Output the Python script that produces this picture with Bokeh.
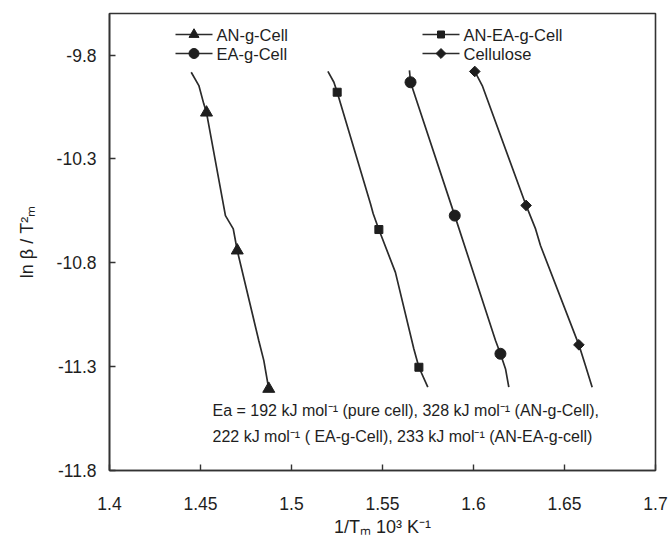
from bokeh.plotting import figure
from bokeh.models import Label, FixedTicker, Range1d
from bokeh.embed import file_html
from bokeh.resources import INLINE

# Kissinger plots: ln(beta / Tm^2) against 1/Tm (10^3 K^-1)
an_line_x = [1.4449, 1.4491, 1.4518, 1.4533, 1.4637, 1.4680, 1.4702, 1.4820, 1.4848, 1.4875]
an_line_y = [-9.883, -9.947, -10.035, -10.077, -10.573, -10.637, -10.741, -11.174, -11.271, -11.407]
an_pts_x = [1.4533, 1.4702, 1.4875]
an_pts_y = [-10.077, -10.741, -11.407]

anea_line_x = [1.5200, 1.5233, 1.5251, 1.5434, 1.5449, 1.5480, 1.5571, 1.5672, 1.5700, 1.5749]
anea_line_y = [-9.879, -9.931, -9.979, -10.516, -10.564, -10.640, -10.846, -11.214, -11.303, -11.399]
anea_pts_x = [1.5251, 1.5480, 1.5700]
anea_pts_y = [-9.979, -10.640, -11.303]

ea_line_x = [1.5648, 1.5654, 1.5897, 1.6121, 1.6148, 1.6176, 1.6194]
ea_line_y = [-9.874, -9.931, -10.573, -11.174, -11.238, -11.311, -11.399]
ea_pts_x = [1.5654, 1.5897, 1.6148]
ea_pts_y = [-9.931, -10.573, -11.238]

cell_line_x = [1.6007, 1.6048, 1.6289, 1.6341, 1.6368, 1.6579, 1.6615, 1.6652]
cell_line_y = [-9.879, -9.947, -10.524, -10.637, -10.717, -11.195, -11.295, -11.399]
cell_pts_x = [1.6007, 1.6289, 1.6579]
cell_pts_y = [-9.879, -10.524, -11.195]

x_ticks = [1.4, 1.45, 1.5, 1.55, 1.6, 1.65, 1.7]
x_tick_labels = ["1.4", "1.45", "1.5", "1.55", "1.6", "1.65", "1.7"]
y_ticks = [-9.8, -10.3, -10.8, -11.3, -11.8]
y_tick_labels = ["-9.8", "-10.3", "-10.8", "-11.3", "-11.8"]

ea_lines = [
    "Ea = 192 kJ mol\u207b\u00b9 (pure cell), 328 kJ mol\u207b\u00b9  (AN-g-Cell),",
    "222 kJ mol\u207b\u00b9  ( EA-g-Cell), 233 kJ mol\u207b\u00b9 (AN-EA-g-cell)",
]

FONT = "Liberation Sans"
INK = "#1e1e1e"
LINE = "#2b2b2b"

X0, X1, Y0, Y1 = 1.4, 1.7, -11.8, -9.6

p = figure(width=668, height=541, output_backend="svg", toolbar_location=None,
           x_range=Range1d(X0, X1), y_range=Range1d(Y0, Y1),
           min_border_left=109, min_border_right=13, min_border_top=13,
           min_border_bottom=71)
p.background_fill_color = "white"
p.border_fill_color = "white"
p.grid.visible = False
p.outline_line_color = "#333333"
p.outline_line_width = 1.6

# name, curve, marked points, marker, chart size, legend size, angle
series = [
    ("AN-g-Cell", an_line_x, an_line_y, an_pts_x, an_pts_y, "triangle", 12, 10, 0.0),
    ("AN-EA-g-Cell", anea_line_x, anea_line_y, anea_pts_x, anea_pts_y, "square", 8, 7, 0.0),
    ("EA-g-Cell", ea_line_x, ea_line_y, ea_pts_x, ea_pts_y, "circle", 11, 10, 0.0),
    ("Cellulose", cell_line_x, cell_line_y, cell_pts_x, cell_pts_y, "square", 7.5, 7, 0.785398),
]

for name, lx, ly, px, py, marker, size, _, angle in series:
    p.line(lx, ly, line_color=LINE, line_width=1.7)
    p.scatter(px, py, marker=marker, size=size, angle=angle,
              fill_color=INK, line_color=INK)


def sx(px):
    # canvas pixel column -> x data value
    return X0 + (px - 109) * (X1 - X0) / 546


def sy(py):
    # canvas pixel row -> y data value
    return Y1 - (py - 13) * (Y1 - Y0) / 457


# two-column legend drawn from line, marker and text pieces
slots = [(175, 34), (422, 34), (175, 53), (422, 53)]
order = ["AN-g-Cell", "AN-EA-g-Cell", "EA-g-Cell", "Cellulose"]
by_name = {s[0]: s for s in series}
for name, (lx0, ly0) in zip(order, slots):
    _, _, _, _, _, marker, _, lsize, angle = by_name[name]
    p.segment(x0=[sx(lx0)], y0=[sy(ly0)], x1=[sx(lx0 + 37)], y1=[sy(ly0)],
              line_color=LINE, line_width=1.7)
    p.scatter(x=[sx(lx0 + 18.5)], y=[sy(ly0)], marker=marker, size=lsize,
              angle=angle, fill_color=INK, line_color=INK)
    p.add_layout(Label(x=sx(lx0 + 41), y=sy(ly0), text=name, text_font=FONT,
                       text_font_size="16.5px", text_color=INK,
                       text_baseline="middle"))

for ax in (p.xaxis[0], p.yaxis[0]):
    ax.axis_line_color = "#333333"
    ax.axis_line_width = 1.6
    ax.major_tick_line_color = "#333333"
    ax.major_tick_line_width = 1.4
    ax.major_tick_in = 6
    ax.major_tick_out = 0
    ax.minor_tick_in = 0
    ax.minor_tick_out = 0
    ax.major_label_text_font = FONT
    ax.major_label_text_font_size = "17.5px"
    ax.major_label_text_color = INK
    ax.axis_label_text_font = FONT
    ax.axis_label_text_font_size = "18px"
    ax.axis_label_text_font_style = "normal"
    ax.axis_label_text_color = INK

p.xaxis.ticker = FixedTicker(ticks=x_ticks)
p.xaxis.major_label_overrides = dict(zip(x_ticks, x_tick_labels))
p.xaxis.major_label_standoff = 26
p.xaxis.axis_label = "1/T\u2098 10\u00b3 K\u207b\u00b9"
p.xaxis.axis_label_standoff = 4

p.yaxis.ticker = FixedTicker(ticks=y_ticks)
p.yaxis.major_label_overrides = dict(zip(y_ticks, y_tick_labels))
p.yaxis.major_label_standoff = 13
p.yaxis.axis_label = "ln \u03b2 / T\u00b2\u2098"
p.yaxis.axis_label_standoff = 17

for i, txt in enumerate(ea_lines):
    p.add_layout(Label(x=sx(212), y=sy(410 + 26 * i), text=txt,
                       text_font=FONT, text_font_size="16px",
                       text_color=INK, text_baseline="middle"))

open("out.html", "w").write(file_html(p, INLINE))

▬▬▬▬▬▬▬▬▬▬

▶ _Instructions for the task_: Give again, word for word, every line from the top of the data above to the line holding "p.outline_line_width = 1.6", inclusive, with the pictures left out.

▶ _Correct response_:
Output the Python script that produces this picture with Bokeh.
from bokeh.plotting import figure
from bokeh.models import Label, FixedTicker, Range1d
from bokeh.embed import file_html
from bokeh.resources import INLINE

# Kissinger plots: ln(beta / Tm^2) against 1/Tm (10^3 K^-1)
an_line_x = [1.4449, 1.4491, 1.4518, 1.4533, 1.4637, 1.4680, 1.4702, 1.4820, 1.4848, 1.4875]
an_line_y = [-9.883, -9.947, -10.035, -10.077, -10.573, -10.637, -10.741, -11.174, -11.271, -11.407]
an_pts_x = [1.4533, 1.4702, 1.4875]
an_pts_y = [-10.077, -10.741, -11.407]

anea_line_x = [1.5200, 1.5233, 1.5251, 1.5434, 1.5449, 1.5480, 1.5571, 1.5672, 1.5700, 1.5749]
anea_line_y = [-9.879, -9.931, -9.979, -10.516, -10.564, -10.640, -10.846, -11.214, -11.303, -11.399]
anea_pts_x = [1.5251, 1.5480, 1.5700]
anea_pts_y = [-9.979, -10.640, -11.303]

ea_line_x = [1.5648, 1.5654, 1.5897, 1.6121, 1.6148, 1.6176, 1.6194]
ea_line_y = [-9.874, -9.931, -10.573, -11.174, -11.238, -11.311, -11.399]
ea_pts_x = [1.5654, 1.5897, 1.6148]
ea_pts_y = [-9.931, -10.573, -11.238]

cell_line_x = [1.6007, 1.6048, 1.6289, 1.6341, 1.6368, 1.6579, 1.6615, 1.6652]
cell_line_y = [-9.879, -9.947, -10.524, -10.637, -10.717, -11.195, -11.295, -11.399]
cell_pts_x = [1.6007, 1.6289, 1.6579]
cell_pts_y = [-9.879, -10.524, -11.195]

x_ticks = [1.4, 1.45, 1.5, 1.55, 1.6, 1.65, 1.7]
x_tick_labels = ["1.4", "1.45", "1.5", "1.55", "1.6", "1.65", "1.7"]
y_ticks = [-9.8, -10.3, -10.8, -11.3, -11.8]
y_tick_labels = ["-9.8", "-10.3", "-10.8", "-11.3", "-11.8"]

ea_lines = [
    "Ea = 192 kJ mol\u207b\u00b9 (pure cell), 328 kJ mol\u207b\u00b9  (AN-g-Cell),",
    "222 kJ mol\u207b\u00b9  ( EA-g-Cell), 233 kJ mol\u207b\u00b9 (AN-EA-g-cell)",
]

FONT = "Liberation Sans"
INK = "#1e1e1e"
LINE = "#2b2b2b"

X0, X1, Y0, Y1 = 1.4, 1.7, -11.8, -9.6

p = figure(width=668, height=541, output_backend="svg", toolbar_location=None,
           x_range=Range1d(X0, X1), y_range=Range1d(Y0, Y1),
           min_border_left=109, min_border_right=13, min_border_top=13,
           min_border_bottom=71)
p.background_fill_color = "white"
p.border_fill_color = "white"
p.grid.visible = False
p.outline_line_color = "#333333"
p.outline_line_width = 1.6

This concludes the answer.